Improving the Performance and Portability of VPIC
POSTER
Abstract
VPIC is a Particle-in-Cell (PIC) code which is able to deliver novel science at unprecedened scale. Most notably, this includes the attainment of petaflop performance during the simulation of trillions of particles. Such high levels of performance have historically been achieved though the use of vectorization, and explicit compiler intrinsics in VPIC. An approach which can offer good performance, at the cost of the code needing to be re-written for each new vector-width or hardware architecture. In this work we present an investigation of how modern coding techniques and auto-vectorization can be used to enable VPIC to automatically scale to new vector-widths and hardware platforms, using a single codebase which no longer needs to be manually adapted for new vector-widths. To achieve this, we express the core PIC algorithm in such a way that the compiler is able to generate auto-vectorized instructions, including an adaptation of the algorithm so that it no longer contains data dependencies.
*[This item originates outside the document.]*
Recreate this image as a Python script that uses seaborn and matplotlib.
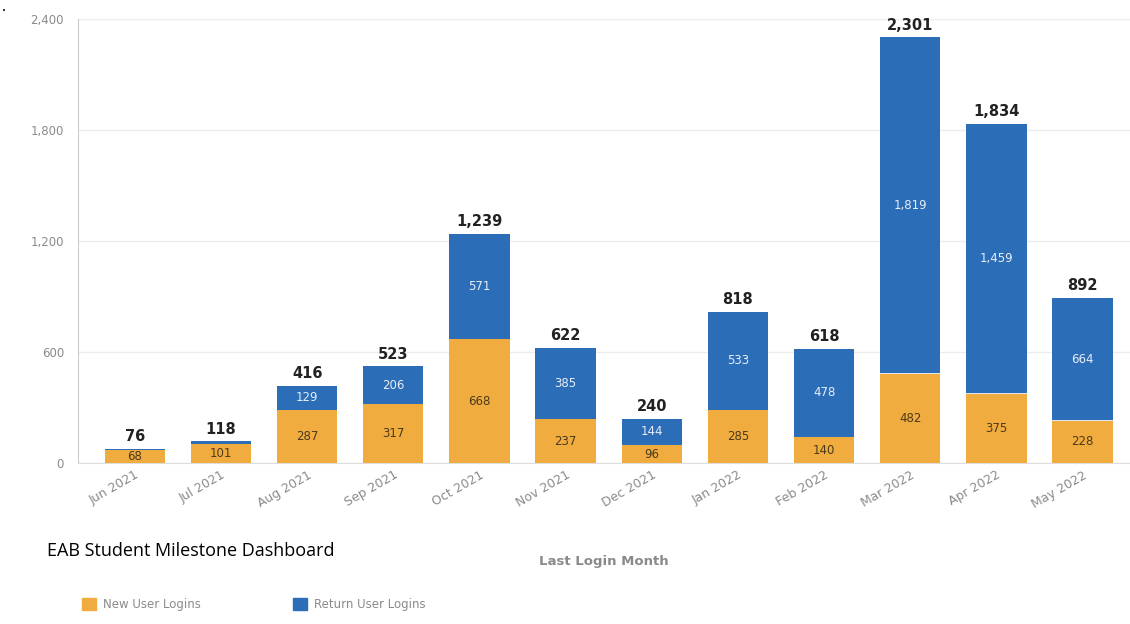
import matplotlib
matplotlib.use("Agg")
import matplotlib.pyplot as plt
import seaborn as sns
import pandas as pd
from matplotlib.patches import Patch

months = ["Jun 2021", "Jul 2021", "Aug 2021", "Sep 2021", "Oct 2021", "Nov 2021",
          "Dec 2021", "Jan 2022", "Feb 2022", "Mar 2022", "Apr 2022", "May 2022"]
new_logins = [68, 101, 287, 317, 668, 237, 96, 285, 140, 482, 375, 228]
return_logins = [8, 17, 129, 206, 571, 385, 144, 533, 478, 1819, 1459, 664]
y_ticks = [0, 600, 1200, 1800, 2400]

orange = "#F0AC3F"
blue = "#2C6DB7"
grey = "#8a8a8a"

df = pd.DataFrame({"month": months, "new": new_logins, "ret": return_logins})
df["total"] = df["new"] + df["ret"]

sns.set_style("white")
fig = plt.figure(figsize=(11.3, 6.24), dpi=100)
ax = fig.add_axes([0.069, 0.258, 0.931, 0.7115])

# stacked bars: draw totals in blue, then new logins in orange over them
sns.barplot(data=df, x="month", y="total", color=blue, width=0.7,
            saturation=1, linewidth=0, ax=ax, zorder=2)
sns.barplot(data=df, x="month", y="new", color=orange, width=0.7,
            saturation=1, linewidth=0, ax=ax, zorder=3)
# thin light line where the two segments meet
ax.bar(range(len(months)), [2] * len(months), bottom=df["new"], width=0.7,
       color="#dfe6ee", zorder=4, linewidth=0)

ax.set_ylim(0, 2400)
ax.set_xlim(-0.66, 11.55)
ax.set_yticks(y_ticks)
ax.set_yticklabels([f"{v:,}" for v in y_ticks], color=grey, fontsize=8.5)
ax.yaxis.grid(True, color="#ececec", linewidth=1, zorder=0)
ax.tick_params(axis="y", length=6, color="#cccccc", pad=4)
ax.tick_params(axis="x", length=0, pad=4)
plt.setp(ax.get_xticklabels(), rotation=30, ha="right", rotation_mode="anchor",
         color=grey, fontsize=9)

for side in ["top", "right"]:
    ax.spines[side].set_visible(False)
ax.spines["left"].set_color("#cccccc")
ax.spines["bottom"].set_color("#dddddd")

ax.set_xlabel("Last Login Month", color=grey, fontsize=9.5, fontweight="bold",
              labelpad=32)
ax.set_ylabel("")

for i, row in df.iterrows():
    ax.text(i, row["total"] + 25, f"{row['total']:,}", ha="center", va="bottom",
            fontsize=10.5, fontweight="bold", color="#222222", zorder=5)
    ax.text(i, row["new"] / 2, f"{row['new']:,}", ha="center", va="center",
            fontsize=8.5, color="#4a3a1a", zorder=5)
    if row["ret"] > 60:
        ax.text(i, row["new"] + row["ret"] / 2, f"{row['ret']:,}", ha="center",
                va="center", fontsize=8.5, color="#e8eef8", zorder=5)

handles = [Patch(color=orange, label="New User Logins"),
           Patch(color=blue, label="Return User Logins")]
fig.legend(handles=handles, loc="center left", bbox_to_anchor=(0.063, 0.032),
           ncol=2, frameon=False, fontsize=8.5, labelcolor=grey,
           handlelength=1.2, handleheight=1.2, columnspacing=7.8, handletextpad=0.6)

fig.text(0.042, 0.117, "EAB Student Milestone Dashboard", fontsize=13,
         family="Open Sans", color="black", va="center")
fig.text(0.002, 0.983, "•", fontsize=5, color="black", va="center")

fig.savefig("out.png", dpi=100)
We also present a performance study for this new code variant, showing that it is able to achieve vector performance comparable to that of historic hand coded intrinsics on both Intel Knights Landing and traditional Intel Xeon platforms.
*Work performed under the auspices of the U.S. Dept. of Energy by the Los Alamos National Security, LLC Los Alamos National Laboratory under contract DE-AC52-06NA25396 and supported by the LANL LDRD program.